The most popular tools like ChatGPT are able do everything that education demands from today’s students, which was proven to a professor at Furman University in Greenville, South Carolina. He found out that the paper he was reviewing actually wasn’t the work of his student, but rather the product of AI. It’s the exact situation we faced back in the day when students realized that, instead of doing their homework properly, it was much simpler to paste its title into the browser of their choice and then copy any results they managed to find, either directly or with slight modifications in the compiled content. The only solution seems to be imposing appropriate prohibitions and penalties. Or perhaps a better example is trying to apply emerging opportunities in new ways. A case in point is Prof. David Chrisinger of the Harris School of Public Policy at the University of Chicago, who prepared an assignment for his students that required them to generate a 600-word essay using ChatGPT and then come up with the most insightful questions about its content. This gave them an opportunity to expand on the received information through answers provided by the AI tool. And to make things even better, Chrisinger asked his students to draft another text, this time written for a specific audience, taking into account their perceptual and developmental abilities.
In its own way, artificial intelligence, like a magnifying glass, a scale, a laser, or an abacus, facilitates and expands the scope of what is possible and enhances the development of those who choose to use it in a creative way.

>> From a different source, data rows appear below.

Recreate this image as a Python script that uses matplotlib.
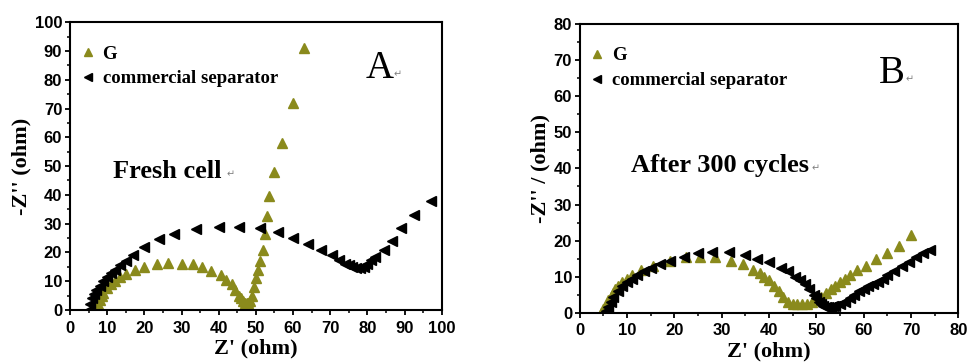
"""Nyquist plots: G vs commercial separator, fresh cell and after 300 cycles."""
import matplotlib

matplotlib.use("Agg")
import matplotlib.pyplot as plt
from matplotlib.ticker import MultipleLocator

OLIVE = "#8a8a1c"

# fresh cell
fresh_g_x = [7, 7.5, 8, 8.5, 9, 10, 11, 12, 13.5, 15, 17.5, 20, 23.5, 26.5, 30, 33, 35.5,
             38, 40.5, 42, 43.5, 44.5, 45.5, 46, 46.5, 47, 47.5, 48, 48.5, 49, 49.5, 50,
             50.5, 51, 52, 52.5, 53, 53.5, 55, 57, 60, 63]
fresh_g_y = [0.5, 2, 3.5, 5, 6, 7.5, 9, 10, 11.5, 12.5, 14, 15, 16, 16.5, 16, 16, 15,
             13.5, 12, 10.5, 9, 7, 5, 4, 3, 2.5, 2.5, 2.5, 3, 5, 8, 11,
             14, 17, 21, 26.5, 32.5, 39.5, 48, 58, 72, 91]
fresh_c_x = [5, 5.5, 6, 6.5, 7, 8, 9, 10, 11, 12, 13.5, 15, 17, 20, 24, 28, 34, 40, 45.5,
             51, 56, 60, 64, 67.5, 70.5, 72.5, 74, 75, 76, 77, 78, 79, 80, 81, 82, 84.5,
             86.5, 89, 92.5, 97]
fresh_c_y = [0, 2, 4, 5.5, 7, 8.5, 10, 11.5, 13, 14, 15.5, 17, 19, 22, 24.5, 26.5, 28, 29,
             29, 28.5, 27, 25, 23, 21, 19, 17.5, 16, 15.5, 15, 14.5, 14.5, 15, 16, 17.5,
             18.5, 21, 24, 28.5, 33, 38]

# after 300 cycles
aged_g_x = [4.5, 5, 5.5, 6, 6.5, 7, 7.5, 8, 9, 10, 11, 13, 15.5, 19, 22.5, 25.5, 28.5, 32,
            34.5, 36.5, 38, 39, 40, 41, 42, 43, 44, 45, 46, 47, 48, 49, 50, 51, 52, 53,
            54, 55, 56, 57, 58.5, 60.5, 62.5, 65, 67.5, 70]
aged_g_y = [0, 1, 2, 3.5, 4.5, 5.5, 6.5, 7.5, 8.5, 9.5, 10.5, 12, 13, 14.5, 15.5, 15.5,
            15.5, 14.5, 13.5, 12, 11, 10, 9, 7.5, 6, 4.5, 3, 2.5, 2.5, 2.5, 2.5, 3, 3.5,
            4.5, 5.5, 6.5, 7.5, 8.5, 9.5, 10.5, 12, 13, 15, 16.5, 18.5, 21.5]
aged_c_x = [5.5, 6, 6.5, 7, 8, 9, 10, 11, 12, 13.5, 15, 17, 19, 22, 25, 28, 31.5, 35, 37.5,
            40, 42.5, 44, 45.5, 46.5, 47.5, 48.5, 49.5, 50, 50.5, 51, 51.5, 52, 52.5, 53,
            53.5, 54, 55, 56, 57, 58, 59, 60, 61, 62, 63, 64, 65, 66.5, 68, 69.5, 71,
            72.5, 74]
aged_c_y = [0.5, 1.5, 3, 4.5, 6, 7.5, 8.5, 9.5, 10.5, 11.5, 12.5, 13.5, 14.5, 15.5, 16.5,
            17, 17, 16, 15, 14, 12.5, 11.5, 10, 9, 8, 6.5, 5, 4, 3, 2.5, 2, 1.5, 1.5, 1.5,
            2, 2, 2.5, 3, 4, 5, 6, 6.5, 7.5, 8, 8.5, 9.5, 10.5, 11.5, 13, 14, 15.5,
            16.5, 17.5]

SERIF = "Liberation Serif"
SANS = "Liberation Sans"

fig = plt.figure(figsize=(9.68, 3.63), dpi=100)
ax_a = fig.add_axes([0.0723, 0.146, 0.384, 0.793])
ax_b = fig.add_axes([0.599, 0.138, 0.391, 0.796])


def style(ax, lim, ylabel):
    ax.set_xlim(0, lim)
    ax.set_ylim(0, lim)
    ax.xaxis.set_major_locator(MultipleLocator(10))
    ax.yaxis.set_major_locator(MultipleLocator(10))
    ax.xaxis.set_minor_locator(MultipleLocator(5))
    ax.yaxis.set_minor_locator(MultipleLocator(5))
    ax.tick_params(which="major", direction="out", length=3.6, width=1.3, labelsize=12, pad=2)
    ax.tick_params(axis="x", which="major", pad=4)
    ax.tick_params(which="minor", direction="out", length=2, width=1.1)
    for lab in ax.get_xticklabels() + ax.get_yticklabels():
        lab.set_fontfamily(SANS)
        lab.set_fontweight("bold")
    for s in ax.spines.values():
        s.set_linewidth(1.5)
    ax.set_xlabel("Z' (ohm)", fontfamily=SERIF, fontweight="bold", fontsize=16, labelpad=2)
    ax.set_ylabel(ylabel, fontfamily=SERIF, fontweight="bold", fontsize=16, labelpad=2)


def draw(ax, gx, gy, cx, cy):
    ax.plot(gx, gy, ls="none", marker="^", ms=7.5, color=OLIVE, mec=OLIVE, label="G")
    ax.plot(cx, cy, ls="none", marker="<", ms=7.5, color="black", label="commercial separator")
    ax.legend(loc="upper left", frameon=False,
              prop={"family": SERIF, "weight": "bold", "size": 13.5},
              handlelength=0.6, handletextpad=0.5, borderaxespad=0.0, labelspacing=0.4,
              markerscale=0.75, bbox_to_anchor=(0.012, 0.945))


draw(ax_a, fresh_g_x, fresh_g_y, fresh_c_x, fresh_c_y)
style(ax_a, 100, "-Z'' (ohm)")
ax_a.text(0.795, 0.84, "A", transform=ax_a.transAxes, fontfamily=SERIF, fontsize=28,
          ha="left", va="center")
ax_a.text(0.87, 0.82, "\u21b5", transform=ax_a.transAxes, color="gray", fontsize=7,
          ha="left", va="center")
ax_a.text(0.115, 0.48, "Fresh cell", transform=ax_a.transAxes, fontfamily=SERIF,
          fontweight="bold", fontsize=19, ha="left", va="center")
ax_a.text(0.42, 0.47, "\u21b5", transform=ax_a.transAxes, color="gray", fontsize=7,
          ha="left", va="center")

draw(ax_b, aged_g_x, aged_g_y, aged_c_x, aged_c_y)
style(ax_b, 80, "-Z'' / (ohm)")
ax_b.text(0.79, 0.83, "B", transform=ax_b.transAxes, fontfamily=SERIF, fontsize=28,
          ha="left", va="center")
ax_b.text(0.86, 0.81, "\u21b5", transform=ax_b.transAxes, color="gray", fontsize=7,
          ha="left", va="center")
ax_b.text(0.135, 0.51, "After 300 cycles", transform=ax_b.transAxes, fontfamily=SERIF,
          fontweight="bold", fontsize=19, ha="left", va="center")
ax_b.text(0.612, 0.50, "\u21b5", transform=ax_b.transAxes, color="gray", fontsize=7,
          ha="left", va="center")

fig.savefig("out.png", dpi=100)
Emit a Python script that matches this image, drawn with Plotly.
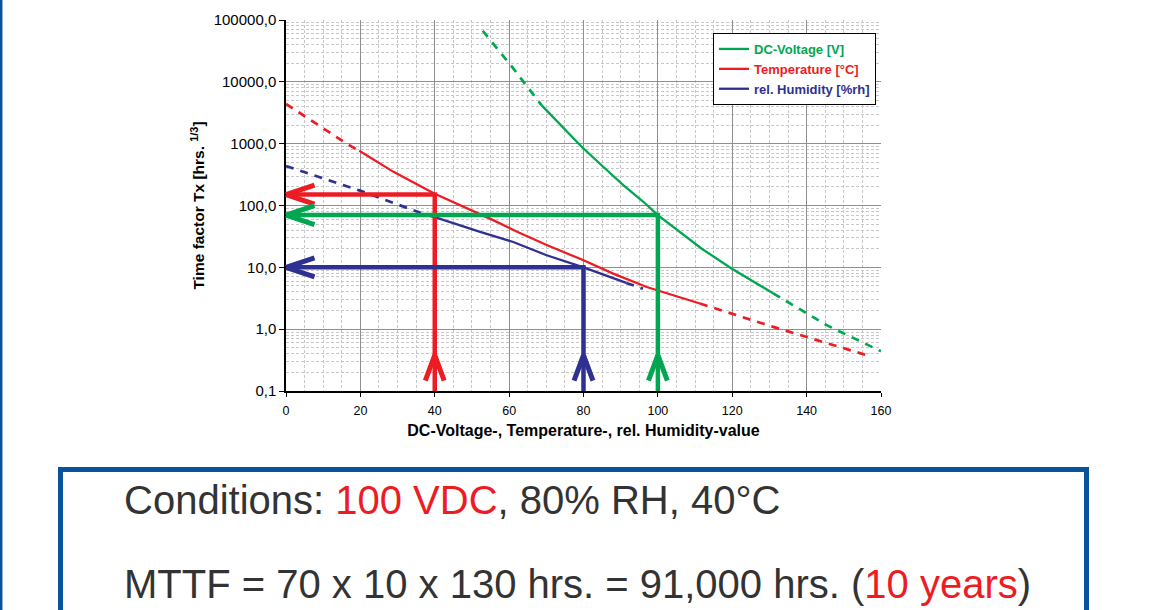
import numpy as np
import plotly.graph_objects as go

# ---------------- data ----------------
# DC-Voltage [V]
volt_x_early = [52.9, 60.8, 68.7]
volt_y_early = [67000, 17400, 4200]
volt_x = [68.7, 74.6, 79.5, 85.3, 90.7, 96.1, 100, 111.8, 119.8, 131]
volt_y = [4200, 1770, 890, 423, 214, 115, 70, 20, 9.6, 3.8]
volt_x_late = [131, 145.4, 160]
volt_y_late = [3.8, 1.16, 0.44]

# Temperature [°C]
temp_x_early = [0, 16.3, 19.7]
temp_y_early = [4400, 1000, 767]
temp_x = [19.7, 28.9, 40, 46.8, 53, 55.7, 62, 70.1, 80, 88, 97, 102.4, 111.3]
temp_y = [767, 350, 155, 101, 70, 58, 38, 23, 13, 7.9, 4.8, 3.8, 2.6]
temp_x_late = [111.3, 131, 156.1]
temp_y_late = [2.6, 1.09, 0.38]

# rel. Humidity [%rh]
hum_x_early = [0, 19.9, 37.8]
hum_y_early = [435, 174, 70]
hum_x = [37.8, 40, 52.2, 57.5, 61.1, 70.1, 80, 91.5]
hum_y = [70, 65, 37.5, 30, 25.7, 15.7, 10, 5.6]
hum_x_late = [91.5, 96]
hum_y_late = [5.6, 4.5]

# reading arrows: operating point -> time factor
arrow_names = ["Temperature", "rel. Humidity", "DC-Voltage"]
arrow_x = [40, 80, 100]
arrow_y = [150, 10, 70]
arrow_tip_y = 0.38  # level of the upward arrow heads

x_ticks = [0, 20, 40, 60, 80, 100, 120, 140, 160]

GREEN = "#00a650"
RED = "#ed1c24"
BLUE = "#2e3192"
TEXT = "#333333"
FRAME = "#0a539c"
arrow_colors = [RED, BLUE, GREEN]
DASH = "8px,7px"

fig = go.Figure()

def curve(x, y, color, dash, name=None, legend=False, width=2.3):
    fig.add_trace(go.Scatter(
        x=x, y=y, mode="lines", name=name, showlegend=legend,
        line=dict(color=color, width=width, dash=dash), hoverinfo="skip"))

curve(volt_x_early, volt_y_early, GREEN, DASH, width=2.7)
curve(volt_x, volt_y, GREEN, "solid",
      f"<span style='color:{GREEN}'>DC-Voltage [V]</span>", True)
curve(volt_x_late, volt_y_late, GREEN, DASH, width=2.7)

curve(temp_x_early, temp_y_early, RED, DASH, width=2.7)
curve(temp_x, temp_y, RED, "solid",
      f"<span style='color:{RED}'>Temperature [°C]</span>", True)
curve(temp_x_late, temp_y_late, RED, DASH, width=2.7)

curve(hum_x_early, hum_y_early, BLUE, DASH, width=2.7)
curve(hum_x, hum_y, BLUE, "solid",
      f"<span style='color:{BLUE}'>rel. Humidity [%rh]</span>", True)
curve(hum_x_late, hum_y_late, BLUE, DASH, width=2.7)

# arrow shafts (horizontal to the y axis, vertical from the x axis)
for ax_, ay_, c in zip(arrow_x, arrow_y, arrow_colors):
    fig.add_trace(go.Scatter(
        x=[0, ax_, ax_], y=[ay_, ay_, 0.1], mode="lines", showlegend=False,
        line=dict(color=c, width=4.5), hoverinfo="skip"))

annotations = []
# arrow heads drawn as two short arms (pixel offsets) from each tip
for ax_, ay_, c in zip(arrow_x, arrow_y, arrow_colors):
    for dy in (-10, 10):
        annotations.append(dict(x=0, y=np.log10(ay_), xref="x", yref="y",
                                ax=30, ay=dy, text="", showarrow=True,
                                arrowhead=0, arrowwidth=5, arrowcolor=c))
    for dx in (-10, 10):
        annotations.append(dict(x=ax_, y=np.log10(arrow_tip_y), xref="x", yref="y",
                                ax=dx, ay=27, text="", showarrow=True,
                                arrowhead=0, arrowwidth=5, arrowcolor=c))

# conditions box text
FONT = "Liberation Sans, Arial, sans-serif"
annotations.append(dict(
    xref="paper", yref="paper", x=(121.5 - 286) / 595, y=(391 - 500) / 371,
    xanchor="left", yanchor="middle", showarrow=False,
    text=f"Conditions: <span style='color:{RED}'>100 VDC</span>, 80% RH, 40°C",
    font=dict(family=FONT, size=40, color=TEXT)))
annotations.append(dict(
    xref="paper", yref="paper", x=(121.5 - 286) / 595, y=(391 - 584) / 371,
    xanchor="left", yanchor="middle", showarrow=False,
    text=f"MTTF = 70 x 10 x 130 hrs. = 91,000 hrs. (<span style='color:{RED}'>10 years</span>)",
    font=dict(family=FONT, size=40, color=TEXT)))

shapes = [
    # conditions frame
    dict(type="rect", xref="paper", yref="paper",
         x0=(60.5 - 286) / 595, x1=(1086.5 - 286) / 595,
         y0=(391 - 640) / 371, y1=(391 - 469.5) / 371,
         line=dict(color=FRAME, width=5), fillcolor="rgba(0,0,0,0)"),
    # slide edge line on the left
    dict(type="line", xref="paper", yref="paper",
         x0=(1.2 - 286) / 595, x1=(1.2 - 286) / 595, y0=(391 - 615) / 371, y1=(391 + 25) / 371,
         line=dict(color=FRAME, width=2.5)),
]

fig.update_layout(
    width=1152, height=610,
    margin=dict(l=286, r=271, t=20, b=219, autoexpand=False),
    paper_bgcolor="white", plot_bgcolor="white",
    separators=",.",
    font=dict(family=FONT, color="black"),
    showlegend=True,
    legend=dict(x=(713 - 286) / 595, y=(391 - 33) / 371, xanchor="left", yanchor="top",
                bgcolor="white", bordercolor="black", borderwidth=1,
                font=dict(size=13, weight="bold"), itemwidth=30,
                tracegroupgap=0),
    annotations=annotations,
    shapes=shapes,
)

MINOR_GRID = "#c8c8c8"
fig.update_xaxes(
    range=[0, 160], tickvals=x_ticks, ticks="outside", ticklen=4, tickcolor="black",
    ticklabelstandoff=3,
    showline=True, linecolor="black", linewidth=1.5,
    showgrid=True, gridcolor="#8f8f8f", gridwidth=1,
    tickfont=dict(size=12.5, color="black"),
    minor=dict(dtick=5, showgrid=True, gridcolor=MINOR_GRID, griddash="3px,2px", gridwidth=1),
    title=dict(text="<b>DC-Voltage-, Temperature-, rel. Humidity-value</b>",
               font=dict(size=16, color="black"), standoff=8),
    zeroline=False,
)
fig.update_yaxes(
    type="log", range=[-1, 5], dtick=1, tickformat=".1f",
    ticks="outside", ticklen=5, tickcolor="black",
    showline=True, linecolor="black", linewidth=1.5,
    showgrid=True, gridcolor="#8f8f8f", gridwidth=1,
    tickfont=dict(size=15, color="black"),
    minor=dict(dtick="D1", showgrid=True, gridcolor=MINOR_GRID, griddash="3px,2px", gridwidth=1),
    title=dict(text="<b>Time factor Tx [hrs. <sup>1/3</sup>]</b>",
               font=dict(size=15.5, color="black"), standoff=5),
    zeroline=False,
)

# remove the default page margin so the figure sits at the window's corner
fig.write_html("out.html",
               config={"displayModeBar": False},
               post_script="document.body.style.margin='0';document.body.style.overflow='hidden';")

Artificial intelligence, available to all students, would be capable of working with each of them individually, taking full advantage of their potential, by personalizing instructions, providing them individual feedback, and even formulating commands adjusted to the individual set of abilities and level of achievement a particular student is at. Years ago, these solutions were used in what was called machine learning. However, they required a great deal of time to prepare the relevant materials. Today, it’s done by AI, and in real time, both in relation to the development of the student as well as the knowledge and other opportunities offered by Internet resources.
Such solutions make it possible to protect students from the phenomenon of what’s termed “ghettoization,” where those who have access to better, more effective forms of learning progress faster and up to a higher level of relevance. Conversely, with artificial intelligence, each student will be able to achieve exactly what their intellectual potential and motivation level allows. Learning will thus become more democratic. Moreover, a full awareness of each student’s individual capabilities will enable them to make better decisions about their personal development and even their choice of profession or life-defining solutions. This is one consequence of being given the permission to make many attempts and mistakes safely. These are one effect of joint learning between individuals and a computer program. Instead of delegating involvement and decision-making to a machine, AI allows learners to make their own choices and decisions that are increasingly responsible or accurate. At the same time, AI learns the correct solutions and responds more appropriately to the changing context of events.
Teachers often complain about necessary yet terribly boring and repetitive tasks such as grading tests and assignments. AI can save them from this. To a certain extent, many teachers are already using this type of solution in using apps to test students’ knowledge. What’s more, by automating this area of testing, the teacher will be able to check not only what the students know or can do, but will also be able to identify areas of effectiveness in their teaching methods and, with the help of AI, they will be able to modify proposed tasks in an effective manner so that these are comprehensible and manageable for students. This action extends and enhances the educational possibilities of feedback. That which teachers give to their students, but also that which they themselves can obtain by observing the objective results of their work. This knowledge also provides key insights into one’s own resources and areas of need that require replenishment or development.